The Education Department isn’t looking to “limit” private school reimbursements, but instead to provide better services in public schools so families don’t have to leave, Quintana said.

School districts including New York City are required under federal law to cover private school tuition for students with disabilities they can’t accommodate in traditional public schools.

In some cases, the Education Department agrees to the private school placement and sends payment directly to a “state-approved” private school, and in others, the parent enrolls their child in a private school, then sues the DOE for tuition reimbursement.

More than 10,000 students enrolled in private schools last year with costs covered by the DOE last year.

The number of families filing “due process complaints” — the legal recourse for students whose special education needs are not being met — has ballooned from roughly 4,000 a decade ago to more than 18,000 last school year, according to DOE General Counsel Liz Vladeck.

The Education Department spent roughly $1.2 billion last year on private school tuition costs, Vladeck said.

Vladeck said the “overwhelming majority” of families filing legal cases are just trying to do right by their children.

But she also claimed there’s a “very small number of bad actors, not families, but organizations, certain attorneys or consultants who have identified the challenges we have with our legal process as a profit opportunity.”
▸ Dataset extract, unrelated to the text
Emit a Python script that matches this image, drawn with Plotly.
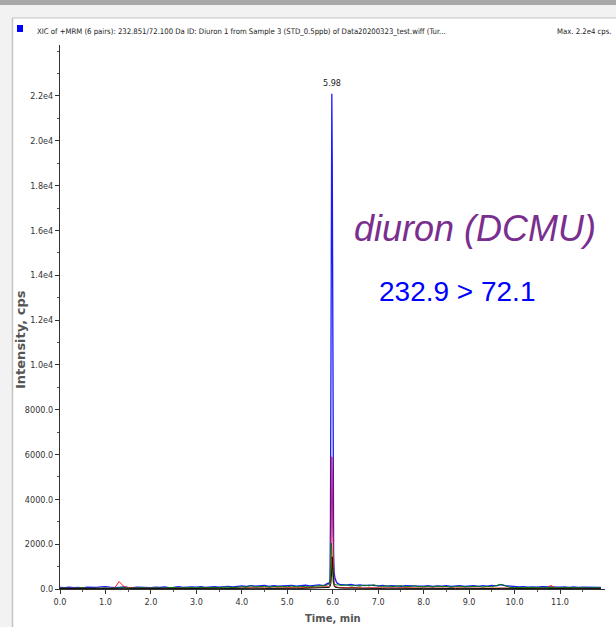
import plotly.graph_objects as go

# ---------------- data ----------------
time_min = [0.0, 0.1, 0.2, 0.3, 0.4, 0.5, 0.6, 0.7, 0.8, 0.9,
            1.0, 1.1, 1.2, 1.3, 1.4, 1.5, 1.6, 1.7, 1.8, 1.9,
            2.0, 2.1, 2.2, 2.3, 2.4, 2.5, 2.6, 2.7, 2.8, 2.9,
            3.0, 3.1, 3.2, 3.3, 3.4, 3.5, 3.6, 3.7, 3.8, 3.9,
            4.0, 4.1, 4.2, 4.3, 4.4, 4.5, 4.6, 4.7, 4.8, 4.9,
            5.0, 5.1, 5.2, 5.3, 5.4, 5.5, 5.6, 5.7, 5.8,
            5.85, 5.9, 5.92, 5.94, 5.95, 5.96, 5.97, 5.98, 5.99, 6.0,
            6.01, 6.02, 6.03, 6.05, 6.08, 6.1, 6.15,
            6.2, 6.3, 6.4, 6.5, 6.6, 6.7, 6.8, 6.9,
            7.0, 7.1, 7.2, 7.3, 7.4, 7.5, 7.6, 7.7, 7.8, 7.9,
            8.0, 8.1, 8.2, 8.3, 8.4, 8.5, 8.6, 8.7, 8.8, 8.9,
            9.0, 9.1, 9.2, 9.3, 9.4, 9.5, 9.6, 9.7, 9.8, 9.9,
            10.0, 10.1, 10.2, 10.3, 10.4, 10.5, 10.6, 10.7, 10.8, 10.9,
            11.0, 11.1, 11.2, 11.3, 11.4, 11.5, 11.6, 11.7, 11.8, 11.9]

blue_cps = [70, 55, 80, 60, 75, 50, 85, 65, 70, 95,
            110, 80, 60, 75, 90, 70, 55, 80, 65, 70,
            60, 85, 70, 90, 65, 75, 100, 70, 85, 95,
            80, 105, 75, 90, 110, 85, 100, 120, 90, 110,
            140, 115, 150, 125, 135, 160, 120, 145, 130, 150,
            140, 165, 130, 150, 175, 140, 160, 185, 150,
            210, 260, 220, 350, 3000, 11000, 19500, 22100, 19000, 10500,
            4200, 1500, 750, 480, 320, 260, 210,
            190, 170, 200, 160, 180, 150, 170, 160,
            140, 165, 130, 150, 145, 120, 155, 135, 140, 125,
            130, 150, 120, 140, 125, 145, 115, 135, 150, 120,
            135, 145, 120, 150, 130, 160, 140, 190, 150, 120,
            100, 90, 110, 85, 95, 80, 100, 90, 85, 95,
            80, 95, 75, 90, 70, 85, 80, 75, 90, 70]

green_cps = [30, 50, 25, 40, 35, 55, 30, 45, 40, 35,
             50, 30, 45, 35, 60, 40, 30, 55, 35, 45,
             40, 60, 35, 50, 45, 70, 40, 55, 50, 65,
             45, 80, 50, 60, 75, 55, 70, 85, 60, 75,
             100, 80, 150, 90, 95, 120, 85, 110, 95, 115,
             100, 135, 90, 115, 105, 95, 125, 140, 160,
             150, 200, 240, 400, 800, 1300, 2050, 1700, 1000, 500,
             300, 250, 220, 200, 180, 190, 170,
             160, 185, 135, 150, 125, 175, 140, 190,
             130, 115, 145, 105, 125, 150, 95, 115, 135, 105,
             95, 125, 85, 135, 105, 115, 80, 110, 125, 90,
             105, 95, 125, 85, 115, 100, 145, 210, 135, 75,
             60, 75, 50, 70, 55, 80, 45, 65, 75, 50,
             55, 70, 45, 60, 50, 65, 40, 55, 60, 45]

red_cps = [30, 40, 25, 35, 30, 45, 25, 35, 30, 40,
           35, 30, 40, 330, 120, 60, 35, 30, 40, 35,
           30, 40, 35, 45, 30, 40, 35, 30, 45, 40,
           35, 45, 40, 35, 50, 40, 45, 35, 50, 40,
           45, 55, 40, 50, 45, 60, 50, 45, 55, 50,
           45, 60, 50, 55, 50, 60, 55, 70, 90,
           80, 100, 120, 200, 400, 900, 3000, 5900, 5200, 2600,
           900, 350, 200, 120, 90, 80, 70,
           60, 55, 65, 50, 60, 45, 55, 50,
           45, 55, 40, 50, 45, 55, 40, 50, 45, 40,
           45, 40, 50, 35, 45, 40, 50, 35, 45, 40,
           40, 45, 35, 50, 40, 45, 40, 60, 45, 35,
           35, 40, 30, 45, 35, 40, 35, 40, 160, 40,
           35, 30, 40, 35, 30, 40, 35, 30, 35, 30]

black_cps = [20, 25, 15, 20, 25, 15, 20, 25, 20, 15,
             25, 20, 15, 25, 20, 15, 20, 25, 20, 15,
             20, 25, 20, 15, 25, 20, 15, 25, 20, 25,
             20, 25, 30, 20, 25, 30, 20, 25, 30, 25,
             30, 35, 25, 30, 35, 25, 30, 35, 30, 25,
             30, 35, 30, 25, 35, 30, 35, 40, 45,
             50, 60, 70, 100, 150, 250, 500, 900, 1430, 1000,
             450, 220, 130, 80, 60, 50, 45,
             40, 35, 45, 30, 40, 35, 30, 35,
             30, 25, 35, 30, 25, 30, 35, 25, 30, 25,
             30, 25, 30, 20, 25, 30, 25, 20, 30, 25,
             25, 30, 20, 25, 30, 25, 20, 30, 25, 20,
             20, 25, 20, 15, 25, 20, 15, 20, 25, 20,
             15, 20, 25, 15, 20, 15, 20, 25, 15, 20]

x_tick_vals = [0, 1, 2, 3, 4, 5, 6, 7, 8, 9, 10, 11]
x_tick_text = ["0.0", "1.0", "2.0", "3.0", "4.0", "5.0", "6.0", "7.0", "8.0", "9.0", "10.0", "11.0"]
y_tick_vals = [0, 2000, 4000, 6000, 8000, 10000, 12000, 14000, 16000, 18000, 20000, 22000]
y_tick_text = ["0.0", "2000.0", "4000.0", "6000.0", "8000.0", "1.0e4", "1.2e4", "1.4e4",
               "1.6e4", "1.8e4", "2.0e4", "2.2e4"]

peak_time = 5.98
peak_max = 22100
max_marker_y = 22000

title_text = ("XIC of +MRM (6 pairs): 232.851/72.100 Da ID: Diuron 1 from Sample 3 "
              "(STD_0.5ppb) of Data20200323_test.wiff (Tur...")
max_text = "Max. 2.2e4 cps."
compound_text = "diuron (DCMU)"
transition_text = "232.9 > 72.1"

# ---------------- layout geometry ----------------
W, H = 616, 627
ML, MR, MT, MB = 60, 11, 45, 38
PW, PH = W - ML - MR, H - MT - MB


def xp(px):
    return (px - ML) / PW


def yp(py):
    return (H - MB - py) / PH


NARROW = "Liberation Sans Narrow, DejaVu Sans Condensed, Arial Narrow, sans-serif"

fig = go.Figure()
for name, ys, col, w in [("blue", blue_cps, "#1a1aff", 1.3),
                         ("red", red_cps, "#ff1a1a", 1),
                         ("green", green_cps, "#008000", 1),
                         ("black", black_cps, "#101010", 1)]:
    fig.add_trace(go.Scatter(x=time_min, y=ys, mode="lines", name=name,
                             line=dict(color=col, width=w), hoverinfo="skip"))

# max marker on y axis
fig.add_trace(go.Scatter(x=[-0.03], y=[max_marker_y], mode="markers",
                         marker=dict(symbol="triangle-right", size=7, color="#0000ff"),
                         cliponaxis=False, hoverinfo="skip"))

shapes = [
    dict(type="rect", xref="paper", yref="paper", x0=xp(0), x1=xp(W), y0=yp(0), y1=yp(5),
         fillcolor="#a9a9a9", line=dict(width=0)),
    dict(type="rect", xref="paper", yref="paper", x0=xp(0), x1=xp(W), y0=yp(5), y1=yp(18),
         fillcolor="#f2f2f2", line=dict(width=0)),
    dict(type="rect", xref="paper", yref="paper", x0=xp(0), x1=xp(12), y0=yp(5), y1=yp(H),
         fillcolor="#f2f2f2", line=dict(width=0)),
    dict(type="line", xref="paper", yref="paper", x0=xp(12), x1=xp(W), y0=yp(18), y1=yp(18),
         line=dict(color="#c4c4c4", width=1)),
    dict(type="line", xref="paper", yref="paper", x0=xp(12.5), x1=xp(12.5), y0=yp(18), y1=yp(H),
         line=dict(color="#c4c4c4", width=1.5)),
    dict(type="rect", xref="paper", yref="paper", x0=xp(17), x1=xp(23), y0=yp(32), y1=yp(25),
         fillcolor="#0000ff", line=dict(width=0)),
]

annotations = [
    dict(text=title_text, xref="paper", yref="paper", x=xp(35), y=yp(31),
         xanchor="left", yanchor="middle", showarrow=False,
         font=dict(family=NARROW, size=7.7, color="#222")),
    dict(text=max_text, xref="paper", yref="paper", x=xp(614), y=yp(31),
         xanchor="right", yanchor="middle", showarrow=False,
         font=dict(family=NARROW, size=7.7, color="#222")),
    dict(text=str(peak_time), x=peak_time, y=peak_max, xanchor="center", yanchor="bottom",
         yshift=4, showarrow=False, font=dict(family=NARROW, size=9, color="#222")),
    dict(text=compound_text, xref="paper", yref="paper", x=xp(352), y=yp(228),
         xanchor="left", yanchor="middle", showarrow=False,
         font=dict(family="Liberation Sans, Arial, sans-serif", size=36, color="#7a2e8e",
                   style="italic")),
    dict(text=transition_text, xref="paper", yref="paper", x=xp(377), y=yp(291),
         xanchor="left", yanchor="middle", showarrow=False,
         font=dict(family="Liberation Sans, Arial, sans-serif", size=28, color="#0000ff")),
    dict(text="<b>Intensity, cps</b>", xref="paper", yref="paper", x=xp(20), y=yp(340),
         xanchor="center", yanchor="middle", textangle=-90, showarrow=False,
         font=dict(family="DejaVu Sans, sans-serif", size=13, color="#555")),
    dict(text="<b>Time, min</b>", xref="paper", yref="paper", x=xp(333), y=yp(626),
         xanchor="center", yanchor="bottom", showarrow=False,
         font=dict(family="DejaVu Sans, sans-serif", size=10, color="#555")),
]

fig.update_layout(
    width=W, height=H,
    margin=dict(l=ML, r=MR, t=MT, b=MB, pad=0),
    paper_bgcolor="white", plot_bgcolor="white",
    showlegend=False,
    shapes=shapes, annotations=annotations,
    xaxis=dict(range=[0, 11.99], showgrid=False, zeroline=False,
               showline=True, linecolor="#333", linewidth=1,
               tickmode="array", tickvals=x_tick_vals, ticktext=x_tick_text,
               ticks="outside", ticklen=4, tickcolor="#333",
               minor=dict(dtick=0.5, ticks="outside", ticklen=2, tickcolor="#555"),
               tickfont=dict(family=NARROW, size=9, color="#333")),
    yaxis=dict(range=[0, 24275], showgrid=False, zeroline=False,
               showline=True, linecolor="#333", linewidth=1,
               tickmode="array", tickvals=y_tick_vals, ticktext=y_tick_text,
               ticks="outside", ticklen=4, tickcolor="#333",
               minor=dict(dtick=1000, ticks="outside", ticklen=2, tickcolor="#555"),
               tickfont=dict(family=NARROW, size=9, color="#333")),
)

fig.write_html("out.html", config={"displayModeBar": False},
               post_script="document.body.style.margin='0';document.body.style.overflow='hidden';")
Families have also faced crippling delays for years in the overburdened due process system, but Vladeck said she hopes a shift to have the cases heard by Office of Administrative Trials and Hearings will speed up the process.

DOE officials faced a range of other questions Wednesday on holes in the city’s massive special education system, which serves nearly 200,000 students.

Joseph pointed explicitly to a Daily News expose from July detailing dire conditions for students with emotional disabilities in specialized District 75 schools for students with significant disabilities.

The story reported abysmal graduation rates and threadbare academic and extracurricular options for many students classified with emotional disabilities and enrolled in the separate schools, who are disproportionately Black and low-income.